## BEGIN

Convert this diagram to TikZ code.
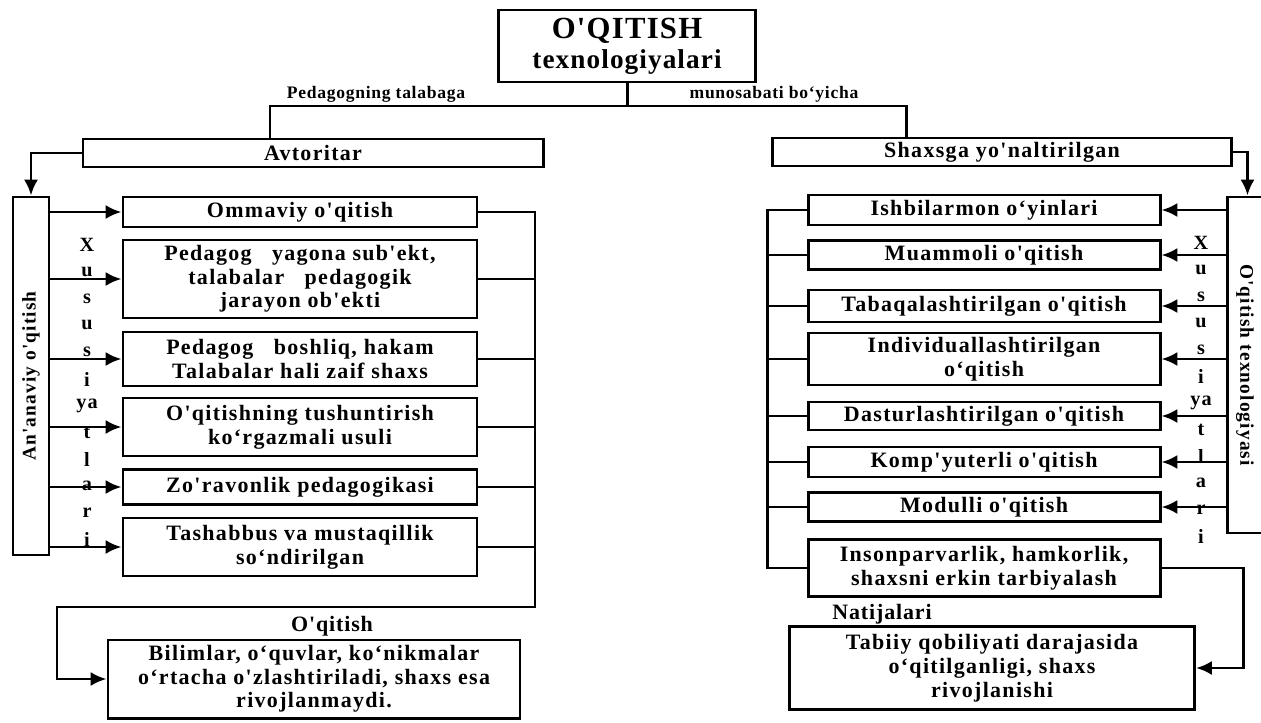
\documentclass[tikz,border=0pt]{standalone}
\usepackage{fontspec}
\setmainfont{Liberation Serif}
\newfontfamily\boxfont[LetterSpace=6]{Liberation Serif}
\newfontfamily\lblfont[LetterSpace=4]{Liberation Serif}
\usetikzlibrary{arrows.meta,calc}
\newlength\pxu
\setlength\pxu{0.02cm}
\tikzset{
  box/.style={draw,line width=1.7pt,align=center,inner sep=1pt,
    font=\boxfont\bfseries\fontsize{12.5}{13.5}\selectfont},
  lbox/.style={box,minimum width=354\pxu},
  rbox/.style={box,minimum width=352\pxu},
  title/.style={box,minimum width=257\pxu,minimum height=72\pxu,
    font=\lblfont\bfseries\fontsize{17.5}{17}\selectfont},
  wire/.style={line width=1.7pt,line cap=rect},
  arr/.style={line width=1.7pt,-{Latex[length=9pt,width=8pt]}},
  lbl/.style={inner sep=1pt,font=\lblfont\bfseries\fontsize{10}{11}\selectfont},
  letter/.style={inner sep=0pt,font=\boxfont\bfseries\fontsize{11.5}{12}\selectfont},
  sidetext/.style={inner sep=0pt,font=\boxfont\bfseries\fontsize{11}{12}\selectfont}
}
\begin{document}
\begin{tikzpicture}[x=0.02cm,y=-0.02cm]
  \useasboundingbox (0,0) rectangle (1261,723);
  \clip (0,0) rectangle (1261,723);
  % title and the two groups
  \node[title] (top) at (627,46) {O'QITISH\\{\fontsize{15.5}{17}\selectfont texnologiyalari}};
  \node[lbl] (lblL) at (376,94) {Pedagogning talabaga};
  \node[lbl] (lblR) at (774,94) {munosabati bo‘yicha};
  \node[box,minimum width=460\pxu,minimum height=28\pxu] (avt) at (313,153) {Avtoritar};
  \node[box,minimum width=459\pxu,minimum height=28\pxu] (shx) at (1002,152) {Shaxsga yo'naltirilgan};
  \coordinate (jl) at (270,106);
  \coordinate (jr) at (906,106);
  \draw[wire] (top.south) -- (top.south |- jl); % stem
  \draw[wire] (jl) -- (jr); % bar
  \draw[wire] (jl) -- (jl |- avt.north);
  \draw[wire] (jr) -- (jr |- shx.north);

  % side boxes
  \node[box,minimum width=36\pxu,minimum height=358\pxu] (anan) at (31,376) {};
  \node[sidetext,rotate=90] (ananT) at (anan.center) {An'anaviy o'qitish};
  \node[box,minimum width=41\pxu,minimum height=336\pxu] (tech) at (1247.5,365) {};
  \node[sidetext,rotate=-90] (techT) at (1245,365) {O'qitish texnologiyasi};
  \draw[arr] (avt.west) -| (anan.north); % Avtoritar -> An'anaviy
  \draw[arr] (shx.east) -| (tech.north); % Shaxsga -> texnologiyasi

  % left column
  \node[lbox,minimum height=30\pxu] (o1) at (300,212) {Ommaviy o'qitish};
  \node[lbox,minimum height=78\pxu] (o2) at (300,279) {Pedagog \ \ yagona sub'ekt,\\talabalar \ \ pedagogik\\jarayon ob'ekti};
  \node[lbox,minimum height=54\pxu] (o3) at (300,359) {Pedagog \ \ boshliq, hakam\\Talabalar hali zaif shaxs};
  \node[lbox,minimum height=58\pxu] (o4) at (300,427) {O'qitishning tushuntirish\\ko‘rgazmali usuli};
  \node[lbox,minimum height=35\pxu] (o5) at (300,487) {Zo'ravonlik pedagogikasi};
  \node[lbox,minimum height=58\pxu] (o6) at (300,547) {Tashabbus va mustaqillik\\so‘ndirilgan};
  \foreach \ch [count=\k] in {X,u,s,u,s,i,ya,t,l,a,r,i}
    \node[letter] (xl\k) at (87,{245+26.8*(\k-1)}) {\ch};
  \coordinate (busL) at (535,607);
  \coordinate (cornL) at (57,607);
  \foreach \k in {1,...,6}{
    \draw[arr] (anan.east |- o\k.west) -- (o\k.west); % to item
    \draw[wire] (o\k.east) -- (o\k.east -| busL); % to bus
  }
  \draw[wire] (o1.east -| busL) -- (busL);
  \node[lbl,font=\lblfont\bfseries\fontsize{12.5}{13}\selectfont] (resL) at (332,626) {O'qitish};
  \node[lbox,minimum width=412\pxu,minimum height=78\pxu] (res) at (314,679) {Bilimlar, o‘quvlar, ko‘nikmalar\\o‘rtacha o'zlashtiriladi, shaxs esa\\rivojlanmaydi.};
  \draw[arr] (busL) -- (cornL) |- (res.west);

  % right column
  \node[rbox,minimum height=30\pxu] (r1) at (984,210) {Ishbilarmon o‘yinlari};
  \node[rbox,minimum height=29\pxu] (r2) at (984,255) {Muammoli o'qitish};
  \node[rbox,minimum height=32\pxu] (r3) at (984,306) {Tabaqalashtirilgan o'qitish};
  \node[rbox,minimum height=52\pxu] (r4) at (984,359) {Individuallashtirilgan\\o‘qitish};
  \node[rbox,minimum height=28\pxu] (r5) at (984,416) {Dasturlashtirilgan o'qitish};
  \node[rbox,minimum height=30\pxu] (r6) at (984,462) {Komp'yuterli o'qitish};
  \node[rbox,minimum height=29\pxu] (r7) at (984,507) {Modulli o'qitish};
  \node[rbox,minimum height=57\pxu] (r8) at (984,568) {Insonparvarlik, hamkorlik,\\shaxsni erkin tarbiyalash};
  \foreach \ch [count=\k] in {X,u,s,u,s,i,ya,t,l,a,r,i}
    \node[letter] (xr\k) at (1201,{243+26.7*(\k-1)}) {\ch};
  \coordinate (busR) at (767,210);
  \foreach \k in {1,...,7}
    \draw[arr] (tech.west |- r\k.east) -- (r\k.east); % from texnologiyasi
  \foreach \k in {1,...,8}
    \draw[wire] (r\k.west) -- (r\k.west -| busR);
  \draw[wire] (r1.west -| busR) -- (r8.west -| busR);
  \node[lbl,font=\lblfont\bfseries\fontsize{12.5}{13}\selectfont] (natL) at (882,614) {Natijalari};
  \node[box,minimum width=405\pxu,minimum height=83\pxu] (nat) at (992,668) {Tabiiy qobiliyati darajasida\\o‘qitilganligi, shaxs\\rivojlanishi};
  \coordinate (cornR) at (1243,568);
  \draw[arr] (r8.east) -- (cornR) |- (nat.east);
\end{tikzpicture}
\end{document}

## END

Return the full material word for word. Do not include the pictures.

Convert this diagram to TikZ code.
\documentclass[tikz,border=0pt]{standalone}
\usepackage{fontspec}
\setmainfont{Liberation Serif}
\newfontfamily\boxfont[LetterSpace=6]{Liberation Serif}
\newfontfamily\lblfont[LetterSpace=4]{Liberation Serif}
\usetikzlibrary{arrows.meta,calc}
\newlength\pxu
\setlength\pxu{0.02cm}
\tikzset{
  box/.style={draw,line width=1.7pt,align=center,inner sep=1pt,
    font=\boxfont\bfseries\fontsize{12.5}{13.5}\selectfont},
  lbox/.style={box,minimum width=354\pxu},
  rbox/.style={box,minimum width=352\pxu},
  title/.style={box,minimum width=257\pxu,minimum height=72\pxu,
    font=\lblfont\bfseries\fontsize{17.5}{17}\selectfont},
  wire/.style={line width=1.7pt,line cap=rect},
  arr/.style={line width=1.7pt,-{Latex[length=9pt,width=8pt]}},
  lbl/.style={inner sep=1pt,font=\lblfont\bfseries\fontsize{10}{11}\selectfont},
  letter/.style={inner sep=0pt,font=\boxfont\bfseries\fontsize{11.5}{12}\selectfont},
  sidetext/.style={inner sep=0pt,font=\boxfont\bfseries\fontsize{11}{12}\selectfont}
}
\begin{document}
\begin{tikzpicture}[x=0.02cm,y=-0.02cm]
  \useasboundingbox (0,0) rectangle (1261,723);
  \clip (0,0) rectangle (1261,723);
  % title and the two groups
  \node[title] (top) at (627,46) {O'QITISH\\{\fontsize{15.5}{17}\selectfont texnologiyalari}};
  \node[lbl] (lblL) at (376,94) {Pedagogning talabaga};
  \node[lbl] (lblR) at (774,94) {munosabati bo‘yicha};
  \node[box,minimum width=460\pxu,minimum height=28\pxu] (avt) at (313,153) {Avtoritar};
  \node[box,minimum width=459\pxu,minimum height=28\pxu] (shx) at (1002,152) {Shaxsga yo'naltirilgan};
  \coordinate (jl) at (270,106);
  \coordinate (jr) at (906,106);
  \draw[wire] (top.south) -- (top.south |- jl); % stem
  \draw[wire] (jl) -- (jr); % bar
  \draw[wire] (jl) -- (jl |- avt.north);
  \draw[wire] (jr) -- (jr |- shx.north);

  % side boxes
  \node[box,minimum width=36\pxu,minimum height=358\pxu] (anan) at (31,376) {};
  \node[sidetext,rotate=90] (ananT) at (anan.center) {An'anaviy o'qitish};
  \node[box,minimum width=41\pxu,minimum height=336\pxu] (tech) at (1247.5,365) {};
  \node[sidetext,rotate=-90] (techT) at (1245,365) {O'qitish texnologiyasi};
  \draw[arr] (avt.west) -| (anan.north); % Avtoritar -> An'anaviy
  \draw[arr] (shx.east) -| (tech.north); % Shaxsga -> texnologiyasi

  % left column
  \node[lbox,minimum height=30\pxu] (o1) at (300,212) {Ommaviy o'qitish};
  \node[lbox,minimum height=78\pxu] (o2) at (300,279) {Pedagog \ \ yagona sub'ekt,\\talabalar \ \ pedagogik\\jarayon ob'ekti};
  \node[lbox,minimum height=54\pxu] (o3) at (300,359) {Pedagog \ \ boshliq, hakam\\Talabalar hali zaif shaxs};
  \node[lbox,minimum height=58\pxu] (o4) at (300,427) {O'qitishning tushuntirish\\ko‘rgazmali usuli};
  \node[lbox,minimum height=35\pxu] (o5) at (300,487) {Zo'ravonlik pedagogikasi};
  \node[lbox,minimum height=58\pxu] (o6) at (300,547) {Tashabbus va mustaqillik\\so‘ndirilgan};
  \foreach \ch [count=\k] in {X,u,s,u,s,i,ya,t,l,a,r,i}
    \node[letter] (xl\k) at (87,{245+26.8*(\k-1)}) {\ch};
  \coordinate (busL) at (535,607);
  \coordinate (cornL) at (57,607);
  \foreach \k in {1,...,6}{
    \draw[arr] (anan.east |- o\k.west) -- (o\k.west); % to item
    \draw[wire] (o\k.east) -- (o\k.east -| busL); % to bus
  }
  \draw[wire] (o1.east -| busL) -- (busL);
  \node[lbl,font=\lblfont\bfseries\fontsize{12.5}{13}\selectfont] (resL) at (332,626) {O'qitish};
  \node[lbox,minimum width=412\pxu,minimum height=78\pxu] (res) at (314,679) {Bilimlar, o‘quvlar, ko‘nikmalar\\o‘rtacha o'zlashtiriladi, shaxs esa\\rivojlanmaydi.};
  \draw[arr] (busL) -- (cornL) |- (res.west);

  % right column
  \node[rbox,minimum height=30\pxu] (r1) at (984,210) {Ishbilarmon o‘yinlari};
  \node[rbox,minimum height=29\pxu] (r2) at (984,255) {Muammoli o'qitish};
  \node[rbox,minimum height=32\pxu] (r3) at (984,306) {Tabaqalashtirilgan o'qitish};
  \node[rbox,minimum height=52\pxu] (r4) at (984,359) {Individuallashtirilgan\\o‘qitish};
  \node[rbox,minimum height=28\pxu] (r5) at (984,416) {Dasturlashtirilgan o'qitish};
  \node[rbox,minimum height=30\pxu] (r6) at (984,462) {Komp'yuterli o'qitish};
  \node[rbox,minimum height=29\pxu] (r7) at (984,507) {Modulli o'qitish};
  \node[rbox,minimum height=57\pxu] (r8) at (984,568) {Insonparvarlik, hamkorlik,\\shaxsni erkin tarbiyalash};
  \foreach \ch [count=\k] in {X,u,s,u,s,i,ya,t,l,a,r,i}
    \node[letter] (xr\k) at (1201,{243+26.7*(\k-1)}) {\ch};
  \coordinate (busR) at (767,210);
  \foreach \k in {1,...,7}
    \draw[arr] (tech.west |- r\k.east) -- (r\k.east); % from texnologiyasi
  \foreach \k in {1,...,8}
    \draw[wire] (r\k.west) -- (r\k.west -| busR);
  \draw[wire] (r1.west -| busR) -- (r8.west -| busR);
  \node[lbl,font=\lblfont\bfseries\fontsize{12.5}{13}\selectfont] (natL) at (882,614) {Natijalari};
  \node[box,minimum width=405\pxu,minimum height=83\pxu] (nat) at (992,668) {Tabiiy qobiliyati darajasida\\o‘qitilganligi, shaxs\\rivojlanishi};
  \coordinate (cornR) at (1243,568);
  \draw[arr] (r8.east) -- (cornR) |- (nat.east);
\end{tikzpicture}
\end{document}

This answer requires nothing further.